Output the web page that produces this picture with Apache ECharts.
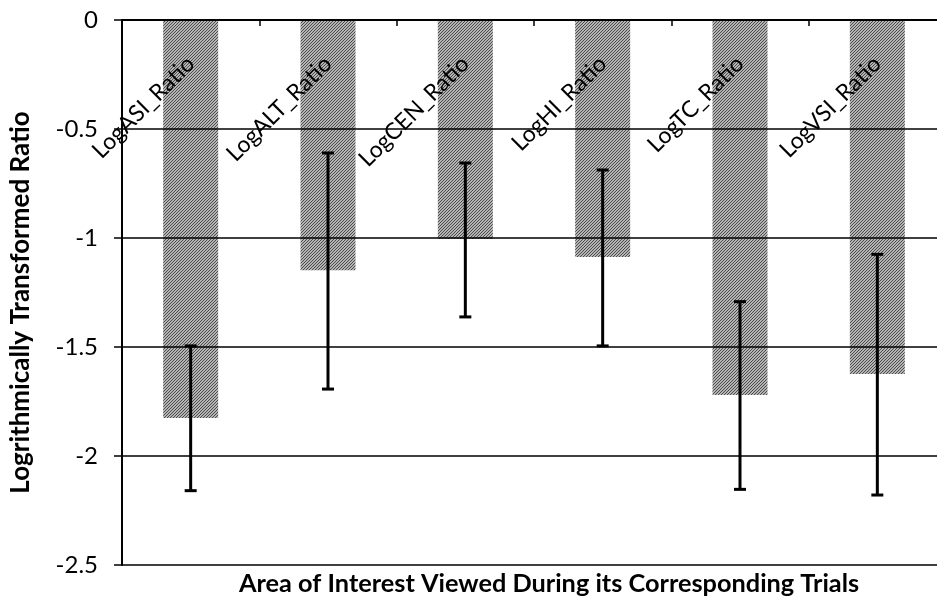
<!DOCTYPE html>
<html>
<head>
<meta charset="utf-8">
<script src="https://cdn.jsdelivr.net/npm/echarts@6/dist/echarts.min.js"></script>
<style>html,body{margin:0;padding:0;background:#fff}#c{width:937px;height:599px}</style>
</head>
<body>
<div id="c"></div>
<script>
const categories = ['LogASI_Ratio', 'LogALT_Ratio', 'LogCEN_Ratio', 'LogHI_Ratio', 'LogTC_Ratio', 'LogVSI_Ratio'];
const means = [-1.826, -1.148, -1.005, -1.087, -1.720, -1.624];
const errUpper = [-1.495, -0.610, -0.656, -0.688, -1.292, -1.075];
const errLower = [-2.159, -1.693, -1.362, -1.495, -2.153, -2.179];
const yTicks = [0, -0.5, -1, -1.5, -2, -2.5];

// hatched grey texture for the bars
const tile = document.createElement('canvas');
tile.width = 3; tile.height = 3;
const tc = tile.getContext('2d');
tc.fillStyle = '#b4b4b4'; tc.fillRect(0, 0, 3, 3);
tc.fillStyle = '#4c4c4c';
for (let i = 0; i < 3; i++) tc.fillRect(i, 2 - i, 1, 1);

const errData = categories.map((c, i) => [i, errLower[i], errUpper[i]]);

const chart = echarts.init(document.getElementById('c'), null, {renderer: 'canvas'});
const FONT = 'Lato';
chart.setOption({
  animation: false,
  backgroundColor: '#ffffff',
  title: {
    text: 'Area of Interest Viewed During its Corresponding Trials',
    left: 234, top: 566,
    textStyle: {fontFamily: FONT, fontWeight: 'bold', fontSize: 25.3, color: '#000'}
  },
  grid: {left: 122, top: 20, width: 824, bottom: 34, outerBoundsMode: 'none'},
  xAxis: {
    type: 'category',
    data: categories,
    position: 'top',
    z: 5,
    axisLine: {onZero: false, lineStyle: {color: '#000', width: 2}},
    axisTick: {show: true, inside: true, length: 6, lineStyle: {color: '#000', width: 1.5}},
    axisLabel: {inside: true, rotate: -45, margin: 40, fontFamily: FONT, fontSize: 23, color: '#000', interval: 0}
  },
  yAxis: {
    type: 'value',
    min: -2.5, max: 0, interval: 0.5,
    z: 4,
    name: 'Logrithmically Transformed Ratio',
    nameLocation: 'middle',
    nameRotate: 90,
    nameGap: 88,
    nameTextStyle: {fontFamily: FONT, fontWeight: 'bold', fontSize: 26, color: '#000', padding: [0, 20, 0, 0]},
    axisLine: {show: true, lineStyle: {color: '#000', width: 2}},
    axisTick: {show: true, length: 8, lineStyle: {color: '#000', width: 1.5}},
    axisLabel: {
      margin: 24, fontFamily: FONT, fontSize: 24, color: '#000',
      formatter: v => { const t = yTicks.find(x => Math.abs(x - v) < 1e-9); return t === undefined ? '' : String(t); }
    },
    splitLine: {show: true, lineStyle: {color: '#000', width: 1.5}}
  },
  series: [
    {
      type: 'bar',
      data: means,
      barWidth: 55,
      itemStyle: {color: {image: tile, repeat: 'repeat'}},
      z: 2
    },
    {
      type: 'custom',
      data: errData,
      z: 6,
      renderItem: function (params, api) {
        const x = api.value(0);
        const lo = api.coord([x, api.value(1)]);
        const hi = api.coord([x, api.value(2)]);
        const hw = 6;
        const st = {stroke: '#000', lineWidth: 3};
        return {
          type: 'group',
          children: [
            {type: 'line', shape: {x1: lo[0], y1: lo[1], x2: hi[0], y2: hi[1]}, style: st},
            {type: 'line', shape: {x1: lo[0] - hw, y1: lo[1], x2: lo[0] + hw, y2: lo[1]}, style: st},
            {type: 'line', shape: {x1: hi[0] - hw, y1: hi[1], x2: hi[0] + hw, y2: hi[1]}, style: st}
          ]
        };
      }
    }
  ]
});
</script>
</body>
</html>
##############################
Using the data above, print every line exactly, omitting pictures.

Output the web page that produces this picture with Apache ECharts.
<!DOCTYPE html>
<html>
<head>
<meta charset="utf-8">
<script src="https://cdn.jsdelivr.net/npm/echarts@6/dist/echarts.min.js"></script>
<style>html,body{margin:0;padding:0;background:#fff}#c{width:937px;height:599px}</style>
</head>
<body>
<div id="c"></div>
<script>
const categories = ['LogASI_Ratio', 'LogALT_Ratio', 'LogCEN_Ratio', 'LogHI_Ratio', 'LogTC_Ratio', 'LogVSI_Ratio'];
const means = [-1.826, -1.148, -1.005, -1.087, -1.720, -1.624];
const errUpper = [-1.495, -0.610, -0.656, -0.688, -1.292, -1.075];
const errLower = [-2.159, -1.693, -1.362, -1.495, -2.153, -2.179];
const yTicks = [0, -0.5, -1, -1.5, -2, -2.5];

// hatched grey texture for the bars
const tile = document.createElement('canvas');
tile.width = 3; tile.height = 3;
const tc = tile.getContext('2d');
tc.fillStyle = '#b4b4b4'; tc.fillRect(0, 0, 3, 3);
tc.fillStyle = '#4c4c4c';
for (let i = 0; i < 3; i++) tc.fillRect(i, 2 - i, 1, 1);

const errData = categories.map((c, i) => [i, errLower[i], errUpper[i]]);

const chart = echarts.init(document.getElementById('c'), null, {renderer: 'canvas'});
const FONT = 'Lato';
chart.setOption({
  animation: false,
  backgroundColor: '#ffffff',
  title: {
    text: 'Area of Interest Viewed During its Corresponding Trials',
    left: 234, top: 566,
    textStyle: {fontFamily: FONT, fontWeight: 'bold', fontSize: 25.3, color: '#000'}
  },
  grid: {left: 122, top: 20, width: 824, bottom: 34, outerBoundsMode: 'none'},
  xAxis: {
    type: 'category',
    data: categories,
    position: 'top',
    z: 5,
    axisLine: {onZero: false, lineStyle: {color: '#000', width: 2}},
    axisTick: {show: true, inside: true, length: 6, lineStyle: {color: '#000', width: 1.5}},
    axisLabel: {inside: true, rotate: -45, margin: 40, fontFamily: FONT, fontSize: 23, color: '#000', interval: 0}
  },
  yAxis: {
    type: 'value',
    min: -2.5, max: 0, interval: 0.5,
    z: 4,
    name: 'Logrithmically Transformed Ratio',
    nameLocation: 'middle',
    nameRotate: 90,
    nameGap: 88,
    nameTextStyle: {fontFamily: FONT, fontWeight: 'bold', fontSize: 26, color: '#000', padding: [0, 20, 0, 0]},
    axisLine: {show: true, lineStyle: {color: '#000', width: 2}},
    axisTick: {show: true, length: 8, lineStyle: {color: '#000', width: 1.5}},
    axisLabel: {
      margin: 24, fontFamily: FONT, fontSize: 24, color: '#000',
      formatter: v => { const t = yTicks.find(x => Math.abs(x - v) < 1e-9); return t === undefined ? '' : String(t); }
    },
    splitLine: {show: true, lineStyle: {color: '#000', width: 1.5}}
  },
  series: [
    {
      type: 'bar',
      data: means,
      barWidth: 55,
      itemStyle: {color: {image: tile, repeat: 'repeat'}},
      z: 2
    },
    {
      type: 'custom',
      data: errData,
      z: 6,
      renderItem: function (params, api) {
        const x = api.value(0);
        const lo = api.coord([x, api.value(1)]);
        const hi = api.coord([x, api.value(2)]);
        const hw = 6;
        const st = {stroke: '#000', lineWidth: 3};
        return {
          type: 'group',
          children: [
            {type: 'line', shape: {x1: lo[0], y1: lo[1], x2: hi[0], y2: hi[1]}, style: st},
            {type: 'line', shape: {x1: lo[0] - hw, y1: lo[1], x2: lo[0] + hw, y2: lo[1]}, style: st},
            {type: 'line', shape: {x1: hi[0] - hw, y1: hi[1], x2: hi[0] + hw, y2: hi[1]}, style: st}
          ]
        };
      }
    }
  ]
});
</script>
</body>
</html>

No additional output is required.